# Dataset excerpt start

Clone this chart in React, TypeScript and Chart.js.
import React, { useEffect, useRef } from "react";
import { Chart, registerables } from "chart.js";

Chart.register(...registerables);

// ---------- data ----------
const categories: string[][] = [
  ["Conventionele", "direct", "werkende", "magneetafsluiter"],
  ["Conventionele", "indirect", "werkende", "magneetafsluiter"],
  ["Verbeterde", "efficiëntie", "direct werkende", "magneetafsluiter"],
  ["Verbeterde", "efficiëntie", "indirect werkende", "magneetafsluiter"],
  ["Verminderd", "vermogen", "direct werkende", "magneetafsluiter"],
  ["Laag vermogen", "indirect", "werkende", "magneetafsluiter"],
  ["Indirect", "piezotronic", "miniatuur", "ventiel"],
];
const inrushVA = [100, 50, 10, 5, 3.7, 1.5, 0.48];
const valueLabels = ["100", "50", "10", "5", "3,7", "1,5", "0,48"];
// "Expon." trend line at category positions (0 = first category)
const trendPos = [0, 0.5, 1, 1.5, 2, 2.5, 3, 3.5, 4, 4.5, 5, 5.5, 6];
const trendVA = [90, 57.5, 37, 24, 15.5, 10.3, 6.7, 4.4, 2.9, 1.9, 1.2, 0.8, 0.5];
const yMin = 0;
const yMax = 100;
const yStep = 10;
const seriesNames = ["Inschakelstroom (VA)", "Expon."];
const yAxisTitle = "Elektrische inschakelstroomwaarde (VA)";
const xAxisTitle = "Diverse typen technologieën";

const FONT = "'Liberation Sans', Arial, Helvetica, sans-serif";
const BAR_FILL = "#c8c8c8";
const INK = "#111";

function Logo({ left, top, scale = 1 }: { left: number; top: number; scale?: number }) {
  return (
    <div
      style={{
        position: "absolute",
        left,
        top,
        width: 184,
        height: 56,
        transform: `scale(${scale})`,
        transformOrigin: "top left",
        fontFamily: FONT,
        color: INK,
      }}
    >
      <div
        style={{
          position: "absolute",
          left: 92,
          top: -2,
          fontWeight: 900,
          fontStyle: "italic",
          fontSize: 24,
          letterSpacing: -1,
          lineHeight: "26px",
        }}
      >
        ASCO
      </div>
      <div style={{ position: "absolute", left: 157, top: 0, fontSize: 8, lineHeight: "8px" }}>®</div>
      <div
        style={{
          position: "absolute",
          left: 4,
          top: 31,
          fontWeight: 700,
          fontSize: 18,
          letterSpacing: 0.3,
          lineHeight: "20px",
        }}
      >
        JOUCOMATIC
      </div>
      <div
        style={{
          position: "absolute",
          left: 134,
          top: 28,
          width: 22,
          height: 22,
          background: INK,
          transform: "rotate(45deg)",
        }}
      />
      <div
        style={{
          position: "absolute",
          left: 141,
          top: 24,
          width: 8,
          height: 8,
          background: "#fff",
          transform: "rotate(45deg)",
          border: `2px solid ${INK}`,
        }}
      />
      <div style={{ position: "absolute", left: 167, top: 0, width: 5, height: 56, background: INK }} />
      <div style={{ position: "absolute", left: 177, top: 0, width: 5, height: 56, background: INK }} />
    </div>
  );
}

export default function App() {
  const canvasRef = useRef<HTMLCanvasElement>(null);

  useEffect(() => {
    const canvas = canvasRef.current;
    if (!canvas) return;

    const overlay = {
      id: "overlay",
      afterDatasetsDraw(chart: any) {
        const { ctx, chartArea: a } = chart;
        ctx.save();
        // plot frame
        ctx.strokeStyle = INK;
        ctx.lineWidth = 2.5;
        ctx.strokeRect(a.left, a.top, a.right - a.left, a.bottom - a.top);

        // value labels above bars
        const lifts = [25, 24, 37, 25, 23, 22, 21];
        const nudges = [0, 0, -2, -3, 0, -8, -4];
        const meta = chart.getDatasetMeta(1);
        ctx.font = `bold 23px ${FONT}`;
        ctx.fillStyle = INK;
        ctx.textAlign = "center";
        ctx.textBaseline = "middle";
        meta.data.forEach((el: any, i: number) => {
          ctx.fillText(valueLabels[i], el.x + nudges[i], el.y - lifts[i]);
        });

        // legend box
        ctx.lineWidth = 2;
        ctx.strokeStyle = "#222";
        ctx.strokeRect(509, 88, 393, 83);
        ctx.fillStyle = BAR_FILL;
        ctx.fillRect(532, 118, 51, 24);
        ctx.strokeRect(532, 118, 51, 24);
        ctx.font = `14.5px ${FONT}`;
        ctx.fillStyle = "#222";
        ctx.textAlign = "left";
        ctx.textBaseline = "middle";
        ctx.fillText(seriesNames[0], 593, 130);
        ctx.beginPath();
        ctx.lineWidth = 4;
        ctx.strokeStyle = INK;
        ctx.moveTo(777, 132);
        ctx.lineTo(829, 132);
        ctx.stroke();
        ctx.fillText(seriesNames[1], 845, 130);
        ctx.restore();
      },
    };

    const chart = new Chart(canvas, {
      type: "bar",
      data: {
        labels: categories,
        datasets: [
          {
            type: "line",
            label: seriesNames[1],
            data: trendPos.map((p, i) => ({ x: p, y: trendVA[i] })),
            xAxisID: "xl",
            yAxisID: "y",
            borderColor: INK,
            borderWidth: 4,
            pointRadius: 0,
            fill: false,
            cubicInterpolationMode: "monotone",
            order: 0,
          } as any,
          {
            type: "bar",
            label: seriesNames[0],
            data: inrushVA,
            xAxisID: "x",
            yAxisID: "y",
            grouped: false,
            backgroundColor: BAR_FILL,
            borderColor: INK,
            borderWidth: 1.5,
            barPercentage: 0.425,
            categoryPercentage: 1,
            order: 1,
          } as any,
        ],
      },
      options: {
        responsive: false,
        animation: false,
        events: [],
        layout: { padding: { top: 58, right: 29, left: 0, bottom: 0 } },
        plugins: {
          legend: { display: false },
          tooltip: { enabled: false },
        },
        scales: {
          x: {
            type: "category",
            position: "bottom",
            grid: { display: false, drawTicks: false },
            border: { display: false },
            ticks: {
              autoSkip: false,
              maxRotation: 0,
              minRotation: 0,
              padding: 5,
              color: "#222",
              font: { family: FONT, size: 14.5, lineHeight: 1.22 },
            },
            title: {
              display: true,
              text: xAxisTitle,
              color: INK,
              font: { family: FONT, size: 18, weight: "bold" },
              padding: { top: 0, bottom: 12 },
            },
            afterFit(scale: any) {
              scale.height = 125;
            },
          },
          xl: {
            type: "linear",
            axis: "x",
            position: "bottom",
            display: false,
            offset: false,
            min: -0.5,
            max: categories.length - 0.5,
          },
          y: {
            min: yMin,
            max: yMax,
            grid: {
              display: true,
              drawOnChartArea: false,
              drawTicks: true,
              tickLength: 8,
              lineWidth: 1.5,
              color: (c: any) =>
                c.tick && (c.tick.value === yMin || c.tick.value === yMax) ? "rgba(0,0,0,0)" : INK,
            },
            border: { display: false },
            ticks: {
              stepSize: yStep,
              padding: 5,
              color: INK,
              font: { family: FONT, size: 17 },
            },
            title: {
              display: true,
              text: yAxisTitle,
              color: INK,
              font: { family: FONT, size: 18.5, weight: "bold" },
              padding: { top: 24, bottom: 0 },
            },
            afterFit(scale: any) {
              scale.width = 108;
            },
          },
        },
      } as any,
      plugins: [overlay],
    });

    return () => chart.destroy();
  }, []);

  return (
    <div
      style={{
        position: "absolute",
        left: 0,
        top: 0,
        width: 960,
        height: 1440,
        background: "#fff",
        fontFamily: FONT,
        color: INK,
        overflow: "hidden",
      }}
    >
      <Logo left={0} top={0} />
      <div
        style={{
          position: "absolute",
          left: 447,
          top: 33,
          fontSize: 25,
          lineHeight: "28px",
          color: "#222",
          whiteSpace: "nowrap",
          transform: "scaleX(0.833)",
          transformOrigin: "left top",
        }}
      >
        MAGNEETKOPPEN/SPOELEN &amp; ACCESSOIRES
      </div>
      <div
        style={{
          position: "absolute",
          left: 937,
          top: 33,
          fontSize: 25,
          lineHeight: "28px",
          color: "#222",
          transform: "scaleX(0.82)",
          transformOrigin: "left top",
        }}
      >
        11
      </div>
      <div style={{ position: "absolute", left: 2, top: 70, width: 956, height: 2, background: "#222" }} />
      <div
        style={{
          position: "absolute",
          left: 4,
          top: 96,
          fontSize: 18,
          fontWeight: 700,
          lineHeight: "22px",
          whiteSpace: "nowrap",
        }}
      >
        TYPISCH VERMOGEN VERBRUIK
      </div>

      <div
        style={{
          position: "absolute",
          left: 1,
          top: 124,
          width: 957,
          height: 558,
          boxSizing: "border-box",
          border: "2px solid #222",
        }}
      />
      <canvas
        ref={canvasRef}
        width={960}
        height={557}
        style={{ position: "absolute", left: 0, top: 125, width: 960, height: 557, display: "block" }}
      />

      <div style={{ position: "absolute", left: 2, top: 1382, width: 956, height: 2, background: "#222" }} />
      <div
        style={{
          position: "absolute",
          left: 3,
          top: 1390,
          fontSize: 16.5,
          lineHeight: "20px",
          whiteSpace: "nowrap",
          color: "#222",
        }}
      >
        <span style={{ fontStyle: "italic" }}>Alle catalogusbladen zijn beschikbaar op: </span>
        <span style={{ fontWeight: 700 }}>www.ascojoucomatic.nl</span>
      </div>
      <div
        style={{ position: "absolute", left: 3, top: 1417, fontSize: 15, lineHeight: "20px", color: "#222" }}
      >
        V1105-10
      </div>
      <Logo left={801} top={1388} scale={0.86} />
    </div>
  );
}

# Dataset excerpt end

Beginning at the first line above, repeat exactly until the line containing "Chart.register(...registerables);", which is included.

▶ [Written answer]
Clone this chart in React, TypeScript and Chart.js.
import React, { useEffect, useRef } from "react";
import { Chart, registerables } from "chart.js";

Chart.register(...registerables);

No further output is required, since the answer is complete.